This is the first in an ongoing series looking at the making of my book, What’s for Lunch: How Schoolchildren Eat Around the World (out next year from the awesome Kids Can Press in Canada). It’s my first book for kids and it’s been a fun and fascinating experience. I’ve learned tons about what children eat around the world and in the process deepened my understanding of the food system.
Along the way there has been lots of reading, writing, interviews with interesting people, and stories hunted down related to school lunch. I figured I’d share some of the best behind-the-scenes details here.
Which brings me to today’s story of a very stinky cheese—a tale that speaks volumes not just about cheese (a worthy topic, of course) but also about the limits of the internet as a research tool.
The story begins in France, one of the 13 countries covered in What’s for Lunch? There, children have a delicious four-course meal (often including cheese) for their school lunch and are encouraged to stay at the table enjoying their food for up to 45 minutes (some kids in the US have no more than 7 minutes to scarf down their Tator tots and pizza).
In any case, during the book’s editing phase I wanted to add a little extra anecdotal information about French cheese, and my very smart editor suggested I hunt down the country’s stinkiest fromage. It turned out that I didn’t have to go far, since a scientist in the UK had already done the legwork.
He determined—using both human testers and something called an “electronic nose”—that Vieux Boulogne, made in northern France, is the world’s stinkiest cheese. In the same article—as well as many, many others I found—it was mentioned that it beat out another French cheese called Epoisses de Bourgogne, which the author claimed was so stinky it had been banned from public transportation!
I loved the anecdote about the ban (having been on public transit squeezed beside people eating/carrying stinky food) and really wanted to use it, but in the interest of accuracy had to find official confirmation. I decided to go to the source: the Syndicat de Defense de l’Epoisses, of course!
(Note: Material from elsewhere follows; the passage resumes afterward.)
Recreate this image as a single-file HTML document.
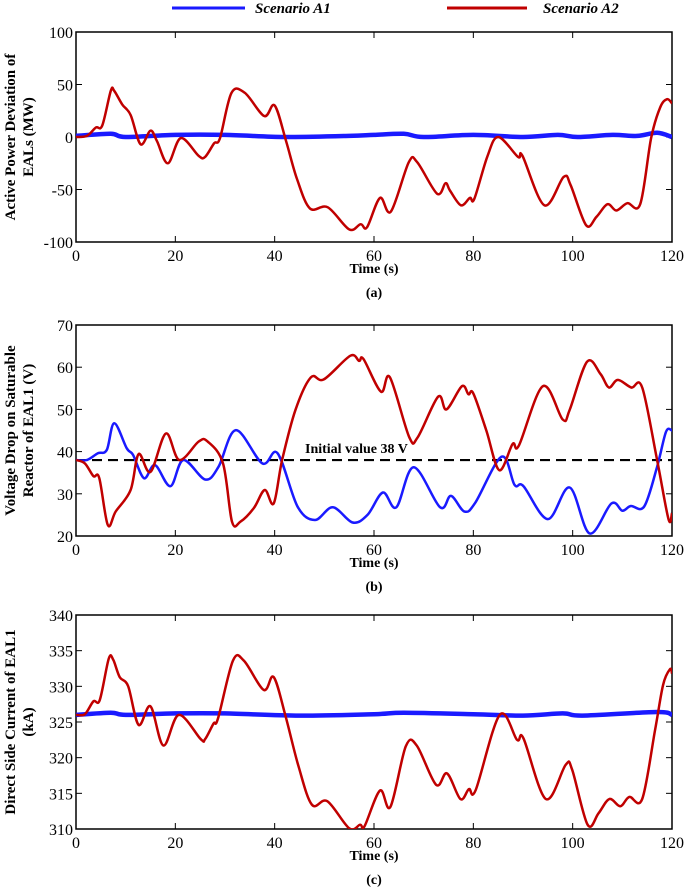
<!DOCTYPE html>
<html><head><meta charset="utf-8">
<style>
body{margin:0;background:#fff;}
svg{display:block;font-family:"Liberation Serif",serif;}
.tick{font-size:16px;fill:#000;}
.ttl{font-size:14px;font-weight:bold;fill:#000;}
.ytl{font-size:15px;font-weight:bold;fill:#000;}
</style></head>
<body>
<svg id="chart" width="685" height="890" viewBox="0 0 685 890" xmlns="http://www.w3.org/2000/svg">
<g>
<line x1="172" y1="8" x2="245" y2="8" stroke="#1a1aff" stroke-width="3"/>
<text x="255" y="13" font-size="15" font-style="italic" font-weight="bold">Scenario A1</text>
<line x1="447" y1="8" x2="527" y2="8" stroke="#c00000" stroke-width="3"/>
<text x="543" y="13" font-size="15" font-style="italic" font-weight="bold">Scenario A2</text>
</g>
</svg>
<script>
// Panel (a)
const timeTicks=[0,20,40,60,80,100,120];
const aTicks=[100,50,0,-50,-100];
const aRedT=[0,2.2,4,5.3,7,7.7,9.3,11,13,15,16.3,18.5,21.1,24.7,26,27.8,29,31.3,34,37.9,40,42.3,44.5,47.1,50.7,55,57.3,58.6,61.2,63.4,67,68.7,72.7,74.4,75.3,77.5,79.3,80.2,82.8,85,89,89.9,94.3,98.2,99.6,102.7,104.8,107,108.8,111,113.6,115.8,117.6,119,120];
const aRedV=[0,1,9,11,44,44,31,21,-7,6,-4,-25,-1,-18,-19,-6,-1,42,42,20,30,-4,-40,-68,-67,-88,-83,-86,-58,-71,-24,-24,-54,-44,-51,-65,-58,-59,-19,0,-19,-18,-65,-38,-46,-84,-76,-64,-70,-63,-64,-1,28,36,32];
const aBlueT=[0,7,10,20,30,42,55,60,66,70,80,90,97,101,108,113,117,120];
const aBlueV=[1,3,0,2,2,0,1,2,3,0,2,0,2,0,2,1,4,0];
// Panel (b)
const bTicks=[70,60,50,40,30,20];
const bInitial=38;
const bRedT=[0,1.8,3.5,4.7,6.4,8,11,12.6,15,18.1,20.8,24.7,26.5,29.6,31.4,33.1,35.8,38,39.8,41.5,44.2,47.3,49.9,55.2,57,57.9,61.4,63.2,67.1,68.8,72.9,74.6,77.7,79,80,82.6,85.2,87.9,89.2,94,98,99.4,102.9,105.6,107.3,109.1,111.8,114,117,119.3,120];
const bRedV=[38,37.2,34.2,33.7,22.6,25.8,30.9,39.4,35.2,44.3,38,42.4,42.4,37.2,23.4,23.4,26.6,30.9,27.7,38,49.9,57.6,57.1,62.7,61.5,61.9,54.2,57.6,43.4,43.4,53,50,55.5,53.6,53.8,45.1,35.6,41.8,41.5,55.5,47.6,49.9,61.3,58.4,55.2,57,55.2,55.2,38,24,25.4];
const bBlueT=[0,2.2,4.4,6.2,7.7,10.2,11.5,13.7,15.9,19,21.6,26,28.7,32.2,37.5,40.6,44.6,48.1,51.7,55.7,58.7,61.8,64.5,68,73.3,75.5,78.2,80.4,85.7,88.3,90.1,95,99.4,103.4,107.8,110,111.7,114.4,117,118.8,120];
const bBlueV=[38,38,39.6,40.4,46.7,40.8,39.2,33.7,36.8,31.8,38,33.4,36.4,45.1,37.2,39.6,27,23.8,26.8,23.2,25,30.3,26.8,36.3,26.8,29.5,25.8,27.9,38.8,32.1,31.8,24,31.5,20.6,27.7,26,27.1,27,36.4,44.7,45];
// Panel (c)
const cTicks=[340,335,330,325,320,315,310];
const cRedT=[0,1.8,3.5,4.8,6.6,7.5,8.8,10.5,12.6,15,17.6,20.7,25.1,26,27.7,28.6,31.6,33.8,37.8,39.8,42.2,44.8,47.5,50.6,55,57.2,58.1,61.2,63.3,66.4,68.6,72.5,74.7,77.4,79.1,80.5,85.3,88.8,90.1,94.6,98.6,99.9,103,105.2,107.4,109.6,111.4,114,116.6,118.2,119.6,120];
const cRedV=[326,326.1,327.9,328.1,333.9,333.7,331.3,330,324.6,327.2,321.7,326,322.6,322.6,324.8,325.5,333.6,333.6,329.5,331.3,325.8,318.8,313.4,313.9,310.1,310.6,310.4,315.4,313.1,321.6,321.7,316.2,317.8,314.2,315.6,315.5,326,322.5,322.7,314.2,319,318.3,310.6,312.2,314.2,313.2,314.5,314.2,323.9,330.2,332.4,331.8];
const cBlueT=[0,7,10,20,30,45,60,66,80,90,98,102,117,120];
const cBlueV=[326,326.3,326,326.2,326.2,325.9,326.1,326.3,326.1,325.9,326.2,325.9,326.4,326];

const NS="http://www.w3.org/2000/svg";
const svg=document.getElementById('chart');
function mk(tag,attrs,parent){const e=document.createElementNS(NS,tag);for(const k in attrs)e.setAttribute(k,attrs[k]);(parent||svg).appendChild(e);return e;}
function smooth(pts){let d='M'+pts[0][0].toFixed(1)+','+pts[0][1].toFixed(1);for(let i=0;i<pts.length-1;i++){const p0=pts[Math.max(0,i-1)],p1=pts[i],p2=pts[i+1],p3=pts[Math.min(pts.length-1,i+2)];const c1=[p1[0]+(p2[0]-p0[0])/6,p1[1]+(p2[1]-p0[1])/6],c2=[p2[0]-(p3[0]-p1[0])/6,p2[1]-(p3[1]-p1[1])/6];d+='C'+c1[0].toFixed(1)+','+c1[1].toFixed(1)+' '+c2[0].toFixed(1)+','+c2[1].toFixed(1)+' '+p2[0].toFixed(1)+','+p2[1].toFixed(1);}return d;}

function panel(cfg){
  const L=76,R=672,T=cfg.top,B=cfg.bottom;
  const xs=t=>L+(t-0)/120*(R-L);
  const ys=v=>B-(v-cfg.min)/(cfg.max-cfg.min)*(B-T);
  const g=mk('g',{});
  
  
  const frame=mk('rect',{x:L,y:T,width:R-L,height:B-T,fill:'none',stroke:'#000','stroke-width':1.5},g);
  
  
  timeTicks.forEach(t=>{
    const x=xs(t);
    mk('line',{x1:x,y1:B,x2:x,y2:B-6,stroke:'#000','stroke-width':1},g);
    mk('line',{x1:x,y1:T,x2:x,y2:T+6,stroke:'#000','stroke-width':1},g);
    const tx=mk('text',{x:x,y:B+19,'text-anchor':'middle',class:'tick'},g);
    tx.textContent=t;
    
    
  });
  cfg.ticks.forEach(v=>{
    const y=ys(v);
    mk('line',{x1:L,y1:y,x2:L+6,y2:y,stroke:'#000','stroke-width':1},g);
    mk('line',{x1:R,y1:y,x2:R-6,y2:y,stroke:'#000','stroke-width':1},g);
    const tx=mk('text',{x:L-3,y:y+6,'text-anchor':'end',class:'tick'},g);
    tx.textContent=v;
    
    
  });
  if(cfg.initial!==undefined){
    const dl=mk('line',{x1:L,y1:ys(cfg.initial),x2:R,y2:ys(cfg.initial),stroke:'#000','stroke-width':2.2,'stroke-dasharray':'10,6'},g);
    
    
    const it=mk('text',{x:305,y:ys(cfg.initial)-7,class:'ttl','font-size':'15'},g);
    it.textContent='Initial value 38 V';
    
    
  }
  const cp=mk('clipPath',{id:'clip'+cfg.id},g);
  mk('rect',{x:L,y:T,width:R-L,height:B-T},cp);
  const blue=mk('path',{d:smooth(cfg.blueT.map((t,i)=>[xs(t),ys(cfg.blueV[i])])),fill:'none',stroke:'#1a1aff','stroke-width':cfg.blueW,'stroke-linejoin':'round','clip-path':'url(#clip'+cfg.id+')'},g);
  
  
  const red=mk('path',{d:smooth(cfg.redT.map((t,i)=>[xs(t),ys(cfg.redV[i])])),fill:'none',stroke:'#c00000','stroke-width':2.5,'stroke-linejoin':'round','clip-path':'url(#clip'+cfg.id+')'},g);
  
  
  const xt=mk('text',{x:374,y:B+31,'text-anchor':'middle',class:'ttl'},g);
  xt.textContent='Time (s)';
  
  
  const cap=mk('text',{x:374,y:B+55,'text-anchor':'middle',class:'ttl'},g);
  cap.textContent='('+cfg.id+')';
  
  
  const cy=(T+B)/2;
  const yt=mk('text',{transform:'translate(0,'+cy+') rotate(-90)','text-anchor':'middle',class:'ytl'},g);
  
  
  const t1=mk('tspan',{x:0,y:15},yt);t1.textContent=cfg.ylab[0];
  const t2=mk('tspan',{x:0,y:33},yt);t2.textContent=cfg.ylab[1];
}
panel({id:'a',top:32,bottom:242,min:-100,max:100,ticks:aTicks,redT:aRedT,redV:aRedV,blueT:aBlueT,blueV:aBlueV,blueW:4.5,ylab:['Active Power Deviation of','EALs (MW)']});
panel({id:'b',top:325,bottom:536,min:20,max:70,ticks:bTicks,redT:bRedT,redV:bRedV,blueT:bBlueT,blueV:bBlueV,blueW:2.5,initial:bInitial,ylab:['Voltage Drop on Saturable','Reactor  of EAL1 (V)']});
panel({id:'c',top:615,bottom:829,min:310,max:340,ticks:cTicks,redT:cRedT,redV:cRedV,blueT:cBlueT,blueV:cBlueV,blueW:4.5,ylab:['Direct Side Current of EAL1','(kA)']});
</script>
</body></html>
The French take their food very seriously so I wasn’t surprised to find a Syndicat de Defense (producer’s association) for this very powerful cheese. I emailed them and a certain M. Risoud told me in no uncertain terms that Epoisses de Bourgogne is NOT banned from public transportation in France. Indeed, the tall tale is one propagated by certain English language media. Zut alors!
Even more, M. Risoud recommended that while the smell of Epoisses can be powerful, it is easily masked when travelling on public transportation (or, presumably, anywhere) by wrapping it in a damp newspaper or, better yet, a cabbage leaf!
I love this story partly because of dear M. Risoud and his cabbage, but also because it shows how the internet sometimes works. A story is written and—true or not— it gets replicated over and over until it’s nearly impossible to know the truth from fiction. Unless, of course, you are a stinky cheese with a fierce but friendly advocacy organization that’s got your back. If we could only all be so lucky.